Instructions for the task:
Go through the data below line by line and count those containing the word "matplotlib". Reply with the count only.

Records for processing:
[Start]

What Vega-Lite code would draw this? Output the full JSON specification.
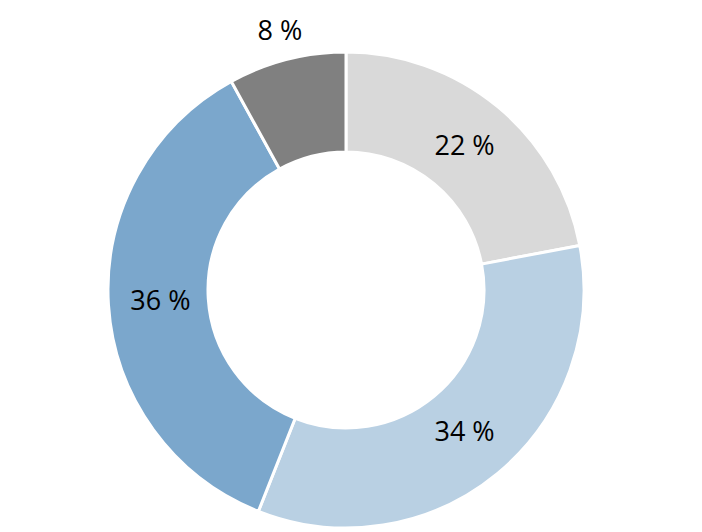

[End]
[Start]

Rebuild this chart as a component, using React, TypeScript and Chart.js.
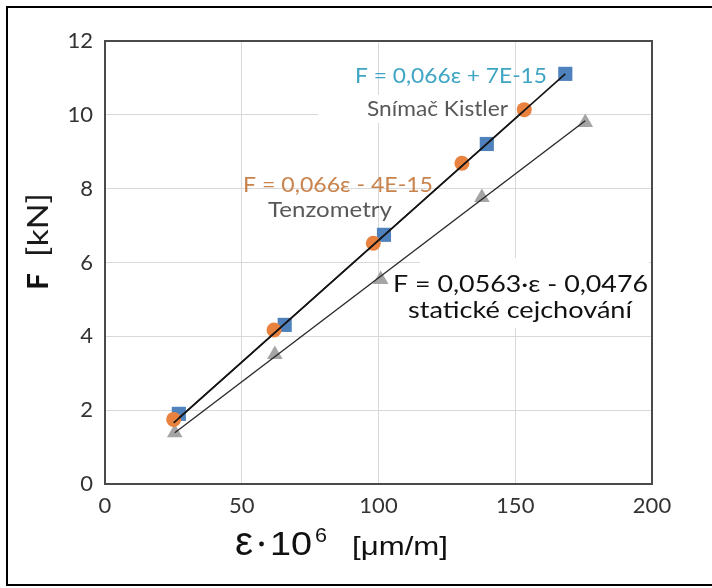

[End]
[Start]

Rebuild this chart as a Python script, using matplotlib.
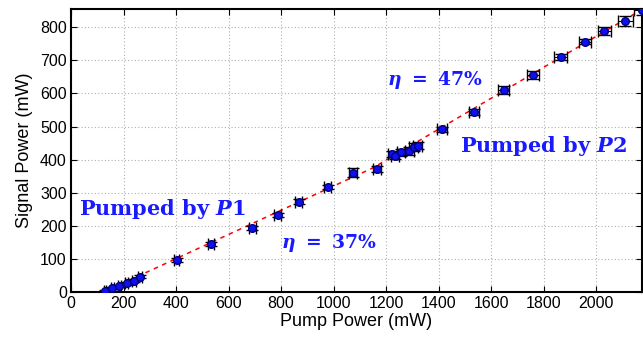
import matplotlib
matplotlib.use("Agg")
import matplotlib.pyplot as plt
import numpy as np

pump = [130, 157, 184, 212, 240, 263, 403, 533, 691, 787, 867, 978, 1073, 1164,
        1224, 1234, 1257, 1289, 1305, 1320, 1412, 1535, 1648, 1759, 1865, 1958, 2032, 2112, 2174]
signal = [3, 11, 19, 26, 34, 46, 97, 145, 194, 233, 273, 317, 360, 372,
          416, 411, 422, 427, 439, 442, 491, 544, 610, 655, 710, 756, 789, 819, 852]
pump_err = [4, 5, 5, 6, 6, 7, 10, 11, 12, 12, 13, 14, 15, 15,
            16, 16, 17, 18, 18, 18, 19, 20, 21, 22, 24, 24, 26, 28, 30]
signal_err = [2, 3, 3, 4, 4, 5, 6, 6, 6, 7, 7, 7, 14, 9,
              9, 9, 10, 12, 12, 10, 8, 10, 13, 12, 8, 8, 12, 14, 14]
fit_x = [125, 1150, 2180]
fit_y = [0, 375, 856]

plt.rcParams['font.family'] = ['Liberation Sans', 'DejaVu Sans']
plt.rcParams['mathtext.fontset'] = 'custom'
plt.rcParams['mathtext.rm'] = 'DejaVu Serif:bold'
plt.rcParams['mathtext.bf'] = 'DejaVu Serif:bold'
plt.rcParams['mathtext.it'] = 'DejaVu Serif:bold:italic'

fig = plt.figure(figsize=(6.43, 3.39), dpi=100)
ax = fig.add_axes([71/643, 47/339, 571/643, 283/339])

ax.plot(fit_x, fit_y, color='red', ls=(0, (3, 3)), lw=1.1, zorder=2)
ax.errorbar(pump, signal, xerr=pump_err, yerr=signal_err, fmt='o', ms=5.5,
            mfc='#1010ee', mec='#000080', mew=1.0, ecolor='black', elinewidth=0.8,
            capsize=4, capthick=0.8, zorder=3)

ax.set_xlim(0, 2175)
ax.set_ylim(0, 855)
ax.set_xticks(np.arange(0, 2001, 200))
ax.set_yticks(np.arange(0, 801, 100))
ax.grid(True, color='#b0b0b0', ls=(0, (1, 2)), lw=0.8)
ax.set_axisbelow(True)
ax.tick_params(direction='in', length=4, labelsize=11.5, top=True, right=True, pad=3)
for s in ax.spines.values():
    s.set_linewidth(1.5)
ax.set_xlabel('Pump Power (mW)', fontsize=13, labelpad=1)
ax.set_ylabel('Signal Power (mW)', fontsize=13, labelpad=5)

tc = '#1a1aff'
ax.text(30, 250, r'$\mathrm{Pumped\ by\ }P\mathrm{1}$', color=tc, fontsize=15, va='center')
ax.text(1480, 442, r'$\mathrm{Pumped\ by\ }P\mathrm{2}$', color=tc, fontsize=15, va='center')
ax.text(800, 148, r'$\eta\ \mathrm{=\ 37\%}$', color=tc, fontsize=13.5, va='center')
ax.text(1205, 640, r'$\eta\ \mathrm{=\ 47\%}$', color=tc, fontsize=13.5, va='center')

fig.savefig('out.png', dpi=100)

[End]

Result of this task:
4